Peterson Mariango, is a 28-year-old from Tanna Island in Vanuatu. He has been working as a seasonal worker in the Northern Territory since 2018.
He said the seasonal workers program has allowed him to maintain a steady income, as work opportunities in his home country dry up amid the coronavirus pandemic.
"Back home, there are no jobs really," he told SBS News.
"There are no jobs at this time of COVID-19 and the only revenue we can get back to our homes is seasonal work.
"Tourists are no longer available."
Mr Mariango says the program has provided a steady income for him and his family, while work in Vanuatu has dried up amid the pandemic. Source: Aneeta Bhole
Mr Mariango has been working as a picker at Darwin Fruit Farms.
He is one of 16 Pacific workers who remained on-site before the seasonal workers program was shut down in March due to the coronavirus pandemic.

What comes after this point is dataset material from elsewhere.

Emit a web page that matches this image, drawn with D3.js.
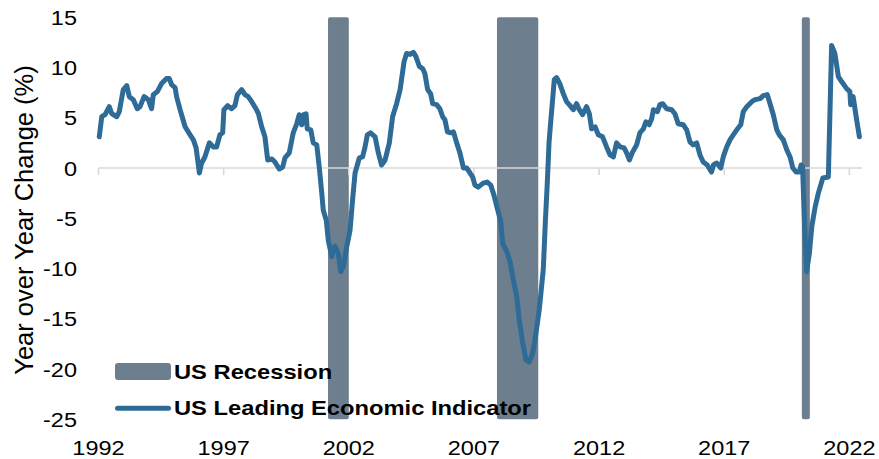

"It's hard work, especially in the heat of the Darwin sun," he said.
"But every two weeks I'm able to send money back home to my family and provide for them.

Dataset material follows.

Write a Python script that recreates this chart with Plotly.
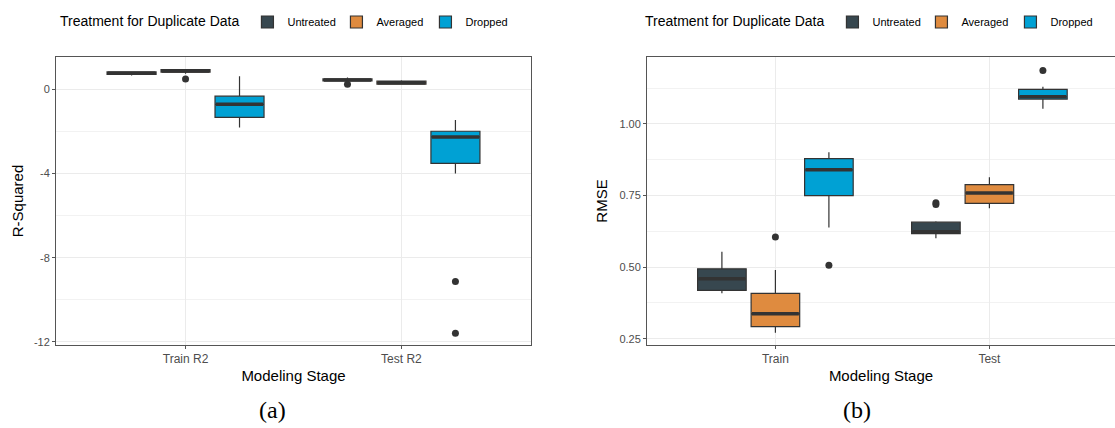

"I also learn a lot about farming, from mangos to bananas to watermelons and pumpkins, I learn a lot. I'll take what experience I have and share with my friends back home."
Mark Smith is the farm manager and said without Mr Mariango and the other Pacific workers who stayed on, it would be near to impossible to finish a season of picking.
Mr Mariango (R) works for Mark Smith (L) at Darwin Fruit Farms. Source: Aneeta Bhole
"The government did allow us to extend our visas for our seasonal workers for another 12 months so that helped us out in our day to day routine," he said.
"But if we don't get more in time for the mango season we'll be in trouble."
For Darwin Fruit Farms the mango season will start in October.
But Mr Smith said in order to respond to the labour shortages in the industry there will need to be close to 2,000 workers sent across the Territory for the upcoming season.
"Any workers we can get at that time will be helpful, we're trying to work with a few of the other farmers around," he said.
"The Honey Gold mango is a later variety than the KP [Kensington Pride] so that will be an advantage for us; when they've finished picking the KPs we might be able to get some workers. But I don't think it's going to be enough."
Mr Mariango says he'll take back what he's learnt on the farm to Tanna Island where he hails from. Source: Aneeta Bhole
Mr Smith said it would be great to employ locals but previous efforts "don't seem to work out".
"Australian people don't want to work on farms, it's too hard," he said.
"It's even hard getting out of bed in the morning up here in this climate, let alone lugging fruit around and walking miles to pick them.
"Local people don't seem to be interested at all."
Mr Mariango is one of 16 pacific workers who remained on site, before the program was shut down in March due to COVID-19. Source: Aneeta Bhole
NT Farmers Association CEO Paul Burke agrees that a lot more workers will be needed in the coming months and not just for the mango season.
"Melons, grapes, cherries, berries, strawberries the range across Australia is tremendous and every single industry is starting to feel the pinch," he said.
"We know we're about 30,000 to 40,000 people short over the next 12 months and those positions aren't going to come from Australians, we know that, so we really do need to ramp this project up."
The federal government reinstated the seasonal workers program in August to address labour shortages in the agricultural industry.
In September, 162 Vanuatu workers will travel to the Northern Territory as part of a trial run of the program and start working on farms following a two-week quarantine at Howard Springs.
NT Farmers Association Paul Burke says this is a good start but more workers are going to be needed in other upcoming fruit picking seasons. Source: Aneeta Bhole
Mr Burke said the trial will cost the Farmers Association $2,500 per person for quarantine plus close to $100,000 for a charter flight to Vanuatu.
But, he added, it's nowhere near the amount it will cost farmers who have to leave fruit on trees.
Pacific Minister Alex Hawke said the benefits will also go beyond the farm gate and foster relationships between Australia and its closest neighbouring countries.
"Australia's Pacific labour mobility programs are an important pillar of our support for economic development in the Pacific," he said.
Mango picking season starts in October at Darwin Fruit Farms. Source: Aneeta Bhole
"They deliver tangible benefits to Pacific and Timorese workers and their communities, including an opportunity to earn an Australian income, develop new skills and send remittances home.
"The program's focus on our Pacific family and Timor-Leste reflects Australia's special and enduring relationships with our neighbours and our abiding interest in their security, stability, prosperity and sovereignty.
"Economies and livelihoods have been hit hard by COVID-19, and labour mobility will play a vital role in supporting economic recovery in both Australia and the Pacific."